According to the most recent announcement coming from the German government, the country will put a halt to accepting more refugees and migrants under the EU’s relocation scheme.

Germany is currently resettling the last groups of populations it has received from Greece and Italy, a process that will continue in the coming weeks, however, Germany has only taken one third of the initial number it agreed to receive.

As the European Union’s migrant relocation program draws to a close Germany’s Interior Ministry said on Monday that “far fewer people had fulfilled the necessary criteria for relocation than first expected”.

“The relocation scheme ended in September 2017, meaning all applicants arriving after that date will no longer be eligible for resettlement,” Annegret Korff, a speaker for the Interior Ministry added, clarifying that in order to qualify, “applicants had to be from a country where the chances of asylum are at least 75 percent”.

Germany’s Interior Ministry claims that they largely completed all outstanding relocation cases by the end of 2017 and therefore Germany will only carry out the odd resettlement case that was left outstanding from last year.

Meanwhile, Greece and Italy insist that the program to relocate migrants landing on their coasts was launched by the European Union in the wake of the 2015 migrant crisis.

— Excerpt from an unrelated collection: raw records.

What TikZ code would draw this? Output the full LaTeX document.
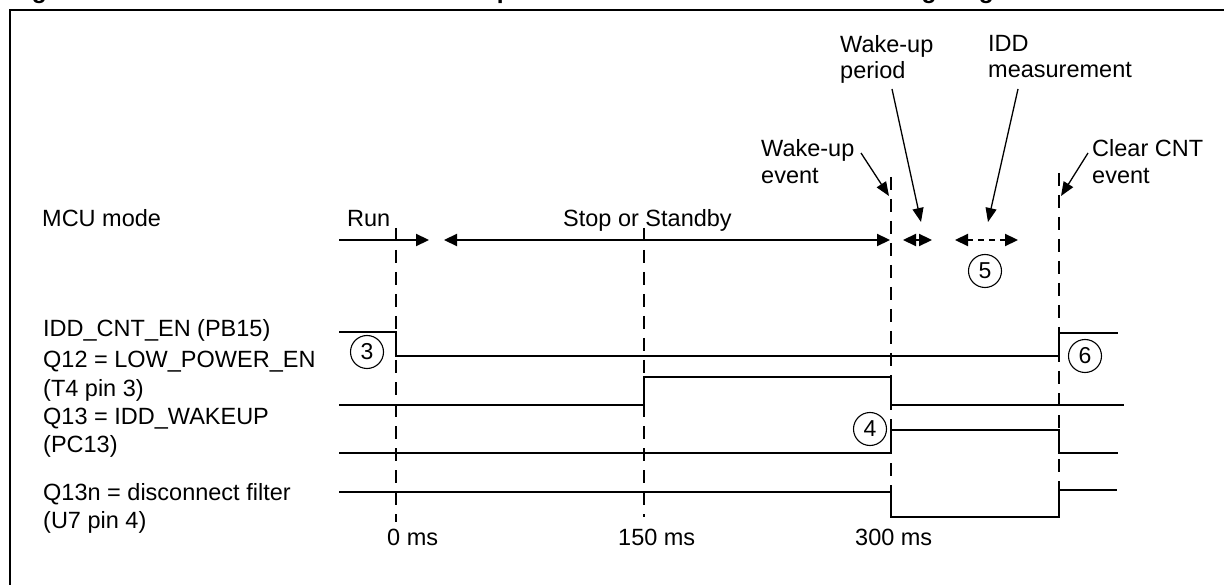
\documentclass[tikz,border=0pt]{standalone}
\usepackage{fontspec}
\setmainfont{Liberation Sans}
\usetikzlibrary{arrows.meta}
\begin{document}
\begin{tikzpicture}[x=1pt,y=-1pt,
  lbl/.style={anchor=base west,inner sep=0pt,font=\fontsize{23.5}{28}\selectfont},
  ttl/.style={anchor=base west,inner sep=0pt,font=\fontsize{24.5}{28}\selectfont\bfseries},
  sig/.style={line width=2.2pt},
  guide/.style={line width=2pt,dash pattern=on 13pt off 9pt},
  lead/.style={line width=1.3pt,-{Triangle[length=14pt,width=11pt]}},
  modearrow/.style={line width=2.2pt},
  tipR/.style={-{Triangle[length=13pt,width=12pt]}},
  tipLR/.style={{Triangle[length=13pt,width=12pt]}-{Triangle[length=13pt,width=12pt]}},
  num/.style={circle,draw,line width=1.1pt,inner sep=0pt,minimum size=33pt,font=\fontsize{23}{23}\selectfont}]
\useasboundingbox (0,0) rectangle (1224,585);
\clip (0,0) rectangle (1224,585);

% cut-off title and frame
\node[ttl] (t1) at (10,-1.5) {Figure 9.};
\node[ttl] (t2) at (441,-1.5) {Low power mode IDD measurement timing diagram};
\draw[line width=2.6pt] (10,600) -- (10,10) -- (1240,10);

% labels
\node[lbl] (mcu) at (42,227) {MCU mode};
\node[lbl] (run) at (347,227) {Run};
\node[lbl] (stop) at (563,227) {Stop or Standby};
\node[lbl] (l1) at (43,337) {IDD\_CNT\_EN (PB15)};
\node[lbl] (l2a) at (43,368) {Q12 = LOW\_POWER\_EN};
\node[lbl] (l2b) at (43,396) {(T4 pin 3)};
\node[lbl] (l3a) at (43,424) {Q13 = IDD\_WAKEUP};
\node[lbl] (l3b) at (43,452) {(PC13)};
\node[lbl] (l4a) at (43,500) {Q13n = disconnect filter};
\node[lbl] (l4b) at (43,528) {(U7 pin 4)};
\node[lbl] (ms0) at (387,545) {0 ms};
\node[lbl] (ms150) at (618,545) {150 ms};
\node[lbl] (ms300) at (855,545) {300 ms};

\node[lbl] (wea) at (761,157) {Wake-up};
\node[lbl] (web) at (761,184) {event};
\node[lbl] (wpa) at (840,53) {Wake-up};
\node[lbl] (wpb) at (840,79) {period};
\node[lbl] (ima) at (988,52) {IDD};
\node[lbl] (imb) at (988,78) {measurement};
\node[lbl] (cca) at (1092,157) {Clear CNT};
\node[lbl] (ccb) at (1092,184) {event};

% guide lines
\draw[guide] (396,228) -- (396,522);
\draw[guide] (644,228) -- (644,517);
\draw[guide] (891,177) -- (891,517);
\draw[guide] (1059,173) -- (1059,490);

% leader arrows
\coordinate (weTip) at (889,196);
\coordinate (wpTip) at (921,222);
\coordinate (imTip) at (988,222);
\coordinate (ccTip) at (1061,196);
\draw[lead] (861,153) -- (weTip);
\draw[lead] (892,89) -- (wpTip);
\draw[lead] (1018,89) -- (imTip);
\draw[lead] (1088,153) -- (ccTip);

% MCU mode arrows
\draw[modearrow,tipR] (339,240) -- (429,240);
\draw[modearrow,tipLR] (444,240) -- (890,240);
\draw[modearrow,tipLR] (903,240) -- (932,240);
\draw[modearrow,tipLR,dash pattern=on 6pt off 5pt] (955,240) -- (1018,240);

% signals
\draw[sig] (339,332) -- (396,332) -- (396,356) -- (1059,356) -- (1059,333) -- (1118,333);
\draw[sig] (339,405) -- (644,405) -- (644,377) -- (891,377) -- (891,405) -- (1124,405);
\draw[sig] (339,453) -- (891,453) -- (891,430) -- (1059,430) -- (1059,453) -- (1118,453);
\draw[sig] (339,492) -- (891,492) -- (891,517) -- (1059,517) -- (1059,490) -- (1117,490);

% circled numbers
\node[num] (n3) at (367,352) {3};
\node[num] (n4) at (870,429) {4};
\node[num] (n5) at (985,271) {5};
\node[num] (n6) at (1085,356) {6};
\end{tikzpicture}
\end{document}
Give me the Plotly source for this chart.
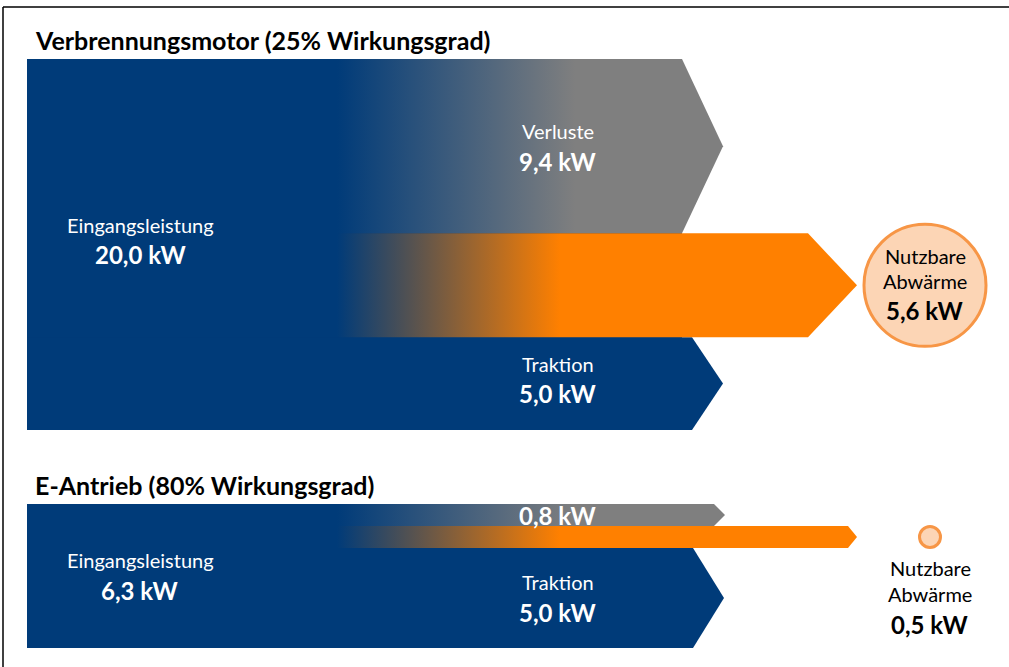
import plotly.graph_objects as go

# values in kW (flows listed bottom -> top)
flow_names = ["Traktion", "Nutzbare Abwärme", "Verluste"]
ice_title = "Verbrennungsmotor (25% Wirkungsgrad)"
ice_input = 20.0
ice_flows = [5.0, 5.6, 9.4]
ev_title = "E-Antrieb (80% Wirkungsgrad)"
ev_input = 6.3
ev_flows = [5.0, 0.5, 0.8]

BLUE = "#003b79"
GRAY = "#7f7f7f"
ORANGE = "#ff8000"
PEACH = "#fcd5b5"
PEACH_LINE = "#f79646"
FONT = "Lato"

# small flows get a minimum drawn width so their label still fits
MIN_BAND = 1.1

# horizontal layout (x axis runs 0..1009)
X_LEFT = 27
X_SPLIT = 337
SHAPE_X = {  # (shoulder, tip) per flow and panel
    "y": [(692, 723), (808, 857), (682, 723)],
    "y2": [(693, 724), (848, 857), (714, 725)],
}
GRAD_STOP = [None, 560, 575]
FLOW_COLOR = [BLUE, ORANGE, GRAY]


def fmt(v):
    return f"{v:.1f}".replace(".", ",") + " kW"


fig = go.Figure()
annotations = []


def add_panel(ref, title, total, flows, circle_x, circle_size, small, dy):
    shown = [max(v, MIN_BAND) for v in flows]
    top = sum(shown)
    # input block (runs under the flows so their seams do not show white)
    x_end = min(SHAPE_X[ref][0][0], SHAPE_X[ref][2][0])
    fig.add_trace(go.Scatter(
        x=[X_LEFT, x_end, x_end, X_LEFT, X_LEFT],
        y=[0, 0, top, top, 0], yaxis=ref, mode="lines", fill="toself",
        fillcolor=BLUE, line=dict(width=0), hoverinfo="skip"))
    bounds = []
    y0 = 0
    for s in shown:
        bounds.append((y0, y0 + s))
        y0 += s
    # draw loss, then traction, then heat on top
    for i in [2, 0, 1]:
        a, b = bounds[i]
        shoulder, tip = SHAPE_X[ref][i]
        x0 = X_LEFT if i == 0 else X_SPLIT
        tr = dict(
            x=[x0, shoulder, tip, shoulder, x0, x0],
            y=[a, a, (a + b) / 2, b, b, a], yaxis=ref, mode="lines",
            fill="toself", line=dict(width=0), hoverinfo="skip")
        if GRAD_STOP[i] is None:
            tr["fillcolor"] = FLOW_COLOR[i]
        else:
            tr["fillgradient"] = dict(
                type="horizontal", colorscale=[[0, BLUE], [1, FLOW_COLOR[i]]],
                start=X_SPLIT, stop=GRAD_STOP[i])
        fig.add_trace(go.Scatter(**tr))

    # heat circle
    hy = sum(bounds[1]) / 2
    fig.add_trace(go.Scatter(
        x=[circle_x], y=[hy], yaxis=ref, mode="markers", hoverinfo="skip",
        marker=dict(size=circle_size, color=PEACH,
                    line=dict(color=PEACH_LINE, width=3))))

    white = dict(family=FONT, color="white", size=20)
    whiteb = dict(family=FONT, color="white", size=24)
    black = dict(family=FONT, color="black", size=20)
    blackb = dict(family=FONT, color="black", size=24)

    def ann(x, y, text, font, shift):
        annotations.append(dict(x=x, y=y, xref="x", yref=ref, text=text,
                                showarrow=False, font=font, yshift=shift))

    ann(140, top / 2, "Eingangsleistung", white, 15 + dy)
    ann(140, top / 2, "<b>" + fmt(total) + "</b>", whiteb, -15 + dy)
    a, b = bounds[0]
    ann(558, (a + b) / 2, "Traktion", white, 15 + dy)
    ann(558, (a + b) / 2, "<b>" + fmt(flows[0]) + "</b>", whiteb, -15 + dy)
    a, b = bounds[2]
    if small:
        ann(558, (a + b) / 2, "<b>" + fmt(flows[2]) + "</b>", whiteb, 0)
        ann(circle_x, hy, "Nutzbare", black, -31)
        ann(circle_x, hy, "Abwärme", black, -57)
        ann(circle_x, hy, "<b>" + fmt(flows[1]) + "</b>", blackb, -87)
    else:
        ann(558, (a + b) / 2, "Verluste", white, 15)
        ann(558, (a + b) / 2, "<b>" + fmt(flows[2]) + "</b>", whiteb, -15)
        ann(circle_x, hy, "Nutzbare", black, 29)
        ann(circle_x, hy, "Abwärme", black, 4)
        ann(circle_x, hy, "<b>" + fmt(flows[1]) + "</b>", blackb, -25)

    annotations.append(dict(
        x=33, y=1, xref="x", yref=ref + " domain", xanchor="left",
        yanchor="bottom", yshift=2, showarrow=False, text="<b>" + title + "</b>",
        font=dict(family=FONT, color="black", size=25)))
    return top


H = 667.0
top1 = add_panel("y", ice_title, ice_input, ice_flows, 925, 122, False, 5)
top2 = add_panel("y2", ev_title, ev_input, ev_flows, 930, 21, True, 1)

hidden = dict(visible=False, showgrid=False, zeroline=False, fixedrange=True)
fig.update_layout(
    width=1009, height=667,
    margin=dict(l=0, r=0, t=0, b=0),
    paper_bgcolor="white", plot_bgcolor="white",
    showlegend=False,
    xaxis=dict(range=[0, 1009], domain=[0, 1], **hidden),
    yaxis=dict(range=[0, top1], domain=[1 - 430 / H, 1 - 59 / H], **hidden),
    yaxis2=dict(range=[0, top2], domain=[1 - 648 / H, 1 - 504 / H],
                anchor="x", **hidden),
    annotations=annotations,
    shapes=[
        dict(type="line", xref="paper", yref="paper", x0=3 / 1009, x1=1,
             y0=1 - 7 / H, y1=1 - 7 / H, line=dict(color="black", width=1.5)),
        dict(type="line", xref="paper", yref="paper", x0=3 / 1009, x1=3 / 1009,
             y0=0, y1=1 - 7 / H, line=dict(color="black", width=1.5)),
    ],
)

fig.write_html("out.html", config=dict(displayModeBar=False),
               post_script="document.body.style.margin='0';"
                           "document.body.style.overflow='hidden';")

EU member states had reportedly agreed to relocate some 160,000 refugees between them, a number that last year had been revised to just under 100,000 after officials found most applicants to be ineligible under the EU relocation scheme. Moreover, Germany was expected to take in 27,000 refugees and migrants yet it has only accepted 10,000 migrants.

At the moment, and based on the United Nations refugee agency (UNHCR) statistics, more than 170,317 people made the treacherous journey across the Mediterranean Sea in 2017 of whom over 60,000 are trapped within Greek borders as the rest of Europe refuses to take them in.